El sacerdote asegura que las cualidades, defectos y susceptibilidades de Juanita “estaban ahí igual que nuestra humanidad” y que ella experimentaba “este derrumbarse cada instante, esas caídas que necesitan mucho cobijo. Al principio era débil, susceptible, quebradiza, todo la hacía llorar, le hacían bullying, no sabía defenderse. Era frágil”. Pero al sumergirse en la vida de oración y tener una relación tan estrecha con Jesús “terminó siendo una persona fuerte, entregada, abnegada y dueña de sí” pues el poder de la oración “le ayudó a soldar su camino”.
Su juventud se desarrolló de manera normal para una chica de su edad: tenía muy buenas amigas, le gustaba montar a caballo, jugar tenis e ir de vacaciones al campo y a la playa. Era muy buena moza y tuvo algunos pretendientes. Sin embargo, ella tenía la conciencia clara de que era para Dios. Y aunque el Carmelo la atraía fuertemente, en un momento tuvo el dilema de si entrar allí o en la comunidad del Sagrado Corazón con las religiosas de su colegio y así entregarse a Dios en medio de la vida activa. El padre Cristhian asegura que esta decisión “le costó horrores”. Sobre este tema Alexandrine comenta: “Finalmente decidió el Carmelo, porque si ella estuviera en el mundo, los frutos de su apostolado los vería en la tierra pero si optaba por el claustro, solo los vería en el cielo”.
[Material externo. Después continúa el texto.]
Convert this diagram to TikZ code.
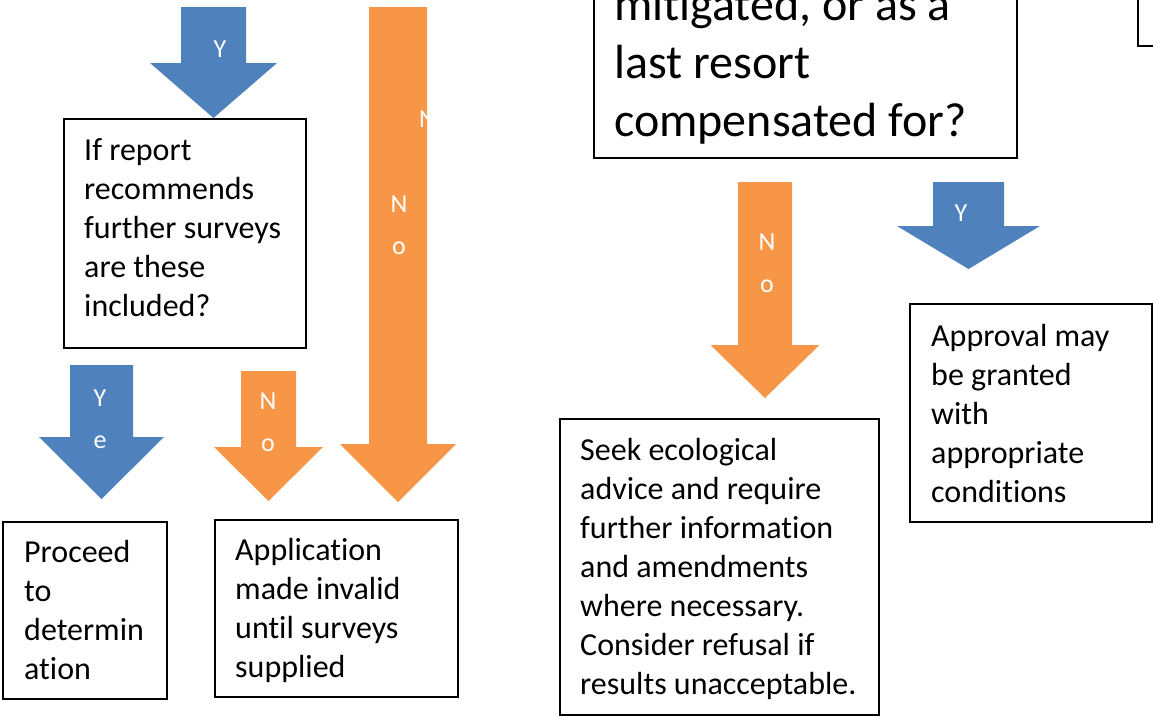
\documentclass[tikz,border=0pt]{standalone}
\usepackage{fontspec}
\setmainfont{Carlito}[Ligatures=NoCommon]
\usepackage{tikz}
\usetikzlibrary{positioning}

\definecolor{yesblue}{HTML}{4F81BD}
\definecolor{noorange}{HTML}{F79646}

% block arrow: colour, centre x, top, head start, tip, shaft half width, head half width
\newcommand{\blockarrow}[7]{%
  \fill[#1] (#2-#6,#3) -- (#2+#6,#3) -- (#2+#6,#4) -- (#2+#7,#4) -- (#2,#5)
    -- (#2-#7,#4) -- (#2-#6,#4) -- cycle;}

\begin{document}
\begin{tikzpicture}[
    x=1pt, y=-1pt,
    panel/.style={draw, line width=1.6pt, anchor=north west, inner sep=0pt},
    boxtext/.style={anchor=base west, align=left, inner sep=0pt,
      font=\fontsize{32}{39}\selectfont},
    bigtext/.style={anchor=base west, align=left, inner sep=0pt,
      font=\fontsize{48}{58}\selectfont},
    arrowlabel/.style={anchor=base, align=center, inner sep=0pt, text=white,
      font=\fontsize{26}{42}\selectfont}
    ]
    \useasboundingbox (0,0) rectangle (1153,715);

    % arrows
    \blockarrow{yesblue}{213.5}{7}{63}{118}{32.5}{63.5}
    \blockarrow{noorange}{398}{7}{444}{502}{29}{58}
    \blockarrow{yesblue}{101.5}{365}{437}{499}{31.5}{62.5}
    \blockarrow{noorange}{268.5}{371}{447}{501}{27.5}{54.5}
    \blockarrow{noorange}{765}{182}{345}{398}{27}{54.5}
    \blockarrow{yesblue}{968.5}{182}{226}{269}{35.5}{71.5}

    % labels (base = last line)
    \node[arrowlabel] (y1) at (220,57) {Y};
    \node[arrowlabel] (n1) at (399,254) {N\\o};
    \node[arrowlabel, anchor=base west] (n1b) at (419,127) {N};
    \node[arrowlabel] (y2) at (100,448) {Y\\e};
    \node[arrowlabel] (n2) at (268,451) {N\\o};
    \node[arrowlabel] (n3) at (767,292) {N\\o};
    \node[arrowlabel] (y3) at (961,221) {Y};

    % boxes
    \node[panel, minimum width=242, minimum height=229] (survey) at (63,118) {};
    \node[boxtext] (surveyt) at (84,316) {If report\\recommends\\further surveys\\are these\\included?};

    \node[panel, minimum width=164, minimum height=177] (proceed) at (2,521) {};
    \node[boxtext] (proceedt) at (24,679) {Proceed\\to\\determin\\ation};

    \node[panel, minimum width=243, minimum height=177] (invalid) at (214,519) {};
    \node[boxtext] (invalidt) at (235,677) {Application\\made invalid\\until surveys\\supplied};

    \node[panel, minimum width=423, minimum height=300] (mitig) at (593,-143) {};
    \node[bigtext] (mitigt) at (614,136) {mitigated, or as a\\last resort\\compensated for?};

    \node[panel, minimum width=80, minimum height=120] (corner) at (1137,-75) {};

    \node[panel, minimum width=319, minimum height=296] (advice) at (559,418) {};
    \node[boxtext] (advicet) at (580,694) {Seek ecological\\advice and require\\further information\\and amendments\\where necessary.\\Consider refusal if\\results unacceptable.};

    \node[panel, minimum width=242, minimum height=218] (approve) at (909,303) {};
    \node[boxtext] (approvet) at (931,502) {Approval may\\be granted\\with\\appropriate\\conditions};

  \end{tikzpicture}
\end{document}
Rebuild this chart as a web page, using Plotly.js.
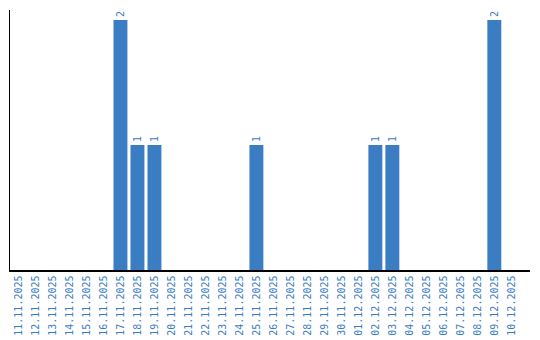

Juanita tuvo una amistad muy estrecha con varias de sus parientes y compañeras del colegio. “Ella acompañó espiritualmente a su hermana Rebeca y a sus amigas. Fue como una pedagoga, creó una comunidad en torno a ella y muchas de sus compañeras, o fueron religiosas o laicas comprometidas y la tuvieron como referente”, indica el padre Cristhian.